(DATASET CONTENT):
┌────────

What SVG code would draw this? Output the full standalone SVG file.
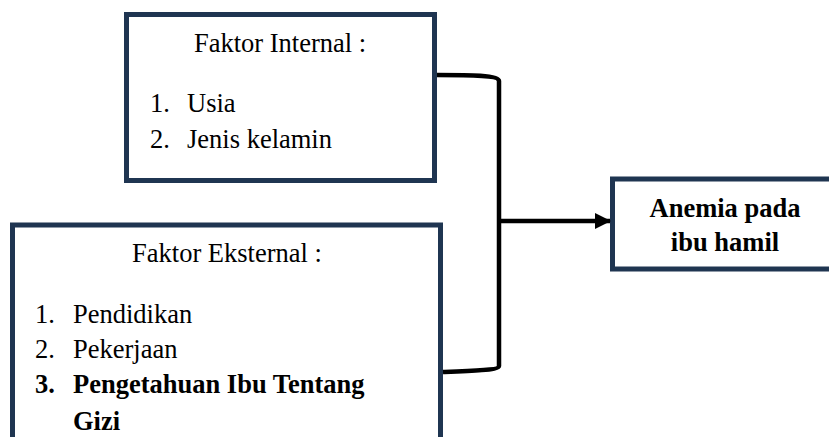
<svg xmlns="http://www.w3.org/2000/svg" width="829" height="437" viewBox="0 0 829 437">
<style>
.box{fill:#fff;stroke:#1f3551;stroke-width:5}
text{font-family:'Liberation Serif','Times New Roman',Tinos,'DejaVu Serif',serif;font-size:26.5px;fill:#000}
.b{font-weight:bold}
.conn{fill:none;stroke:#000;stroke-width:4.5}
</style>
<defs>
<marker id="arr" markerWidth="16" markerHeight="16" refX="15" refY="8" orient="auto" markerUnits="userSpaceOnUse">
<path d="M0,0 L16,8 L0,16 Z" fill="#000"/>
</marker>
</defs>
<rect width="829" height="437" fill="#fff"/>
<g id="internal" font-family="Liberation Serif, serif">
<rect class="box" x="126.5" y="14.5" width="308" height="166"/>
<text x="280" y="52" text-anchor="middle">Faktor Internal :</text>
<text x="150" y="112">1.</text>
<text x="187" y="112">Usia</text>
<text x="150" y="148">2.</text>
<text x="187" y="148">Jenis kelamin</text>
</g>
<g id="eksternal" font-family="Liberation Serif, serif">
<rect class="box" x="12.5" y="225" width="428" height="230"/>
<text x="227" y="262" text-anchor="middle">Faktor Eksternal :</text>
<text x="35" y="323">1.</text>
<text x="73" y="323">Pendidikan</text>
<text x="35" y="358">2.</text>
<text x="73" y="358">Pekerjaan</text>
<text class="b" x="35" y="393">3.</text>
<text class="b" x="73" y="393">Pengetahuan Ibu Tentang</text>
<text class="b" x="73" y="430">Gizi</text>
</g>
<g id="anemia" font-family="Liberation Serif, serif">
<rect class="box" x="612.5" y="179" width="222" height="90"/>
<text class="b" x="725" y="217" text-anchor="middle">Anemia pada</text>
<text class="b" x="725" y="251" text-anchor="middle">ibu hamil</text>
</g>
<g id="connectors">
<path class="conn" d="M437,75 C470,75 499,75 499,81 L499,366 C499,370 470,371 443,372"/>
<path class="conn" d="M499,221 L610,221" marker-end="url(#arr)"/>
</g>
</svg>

└────────

(GIVEN TASK):
Retype the listing exactly. Pictures do not belong in the copy.

(EXPECTED ANSWER):
What SVG code would draw this? Output the full standalone SVG file.
<svg xmlns="http://www.w3.org/2000/svg" width="829" height="437" viewBox="0 0 829 437">
<style>
.box{fill:#fff;stroke:#1f3551;stroke-width:5}
text{font-family:'Liberation Serif','Times New Roman',Tinos,'DejaVu Serif',serif;font-size:26.5px;fill:#000}
.b{font-weight:bold}
.conn{fill:none;stroke:#000;stroke-width:4.5}
</style>
<defs>
<marker id="arr" markerWidth="16" markerHeight="16" refX="15" refY="8" orient="auto" markerUnits="userSpaceOnUse">
<path d="M0,0 L16,8 L0,16 Z" fill="#000"/>
</marker>
</defs>
<rect width="829" height="437" fill="#fff"/>
<g id="internal" font-family="Liberation Serif, serif">
<rect class="box" x="126.5" y="14.5" width="308" height="166"/>
<text x="280" y="52" text-anchor="middle">Faktor Internal :</text>
<text x="150" y="112">1.</text>
<text x="187" y="112">Usia</text>
<text x="150" y="148">2.</text>
<text x="187" y="148">Jenis kelamin</text>
</g>
<g id="eksternal" font-family="Liberation Serif, serif">
<rect class="box" x="12.5" y="225" width="428" height="230"/>
<text x="227" y="262" text-anchor="middle">Faktor Eksternal :</text>
<text x="35" y="323">1.</text>
<text x="73" y="323">Pendidikan</text>
<text x="35" y="358">2.</text>
<text x="73" y="358">Pekerjaan</text>
<text class="b" x="35" y="393">3.</text>
<text class="b" x="73" y="393">Pengetahuan Ibu Tentang</text>
<text class="b" x="73" y="430">Gizi</text>
</g>
<g id="anemia" font-family="Liberation Serif, serif">
<rect class="box" x="612.5" y="179" width="222" height="90"/>
<text class="b" x="725" y="217" text-anchor="middle">Anemia pada</text>
<text class="b" x="725" y="251" text-anchor="middle">ibu hamil</text>
</g>
<g id="connectors">
<path class="conn" d="M437,75 C470,75 499,75 499,81 L499,366 C499,370 470,371 443,372"/>
<path class="conn" d="M499,221 L610,221" marker-end="url(#arr)"/>
</g>
</svg>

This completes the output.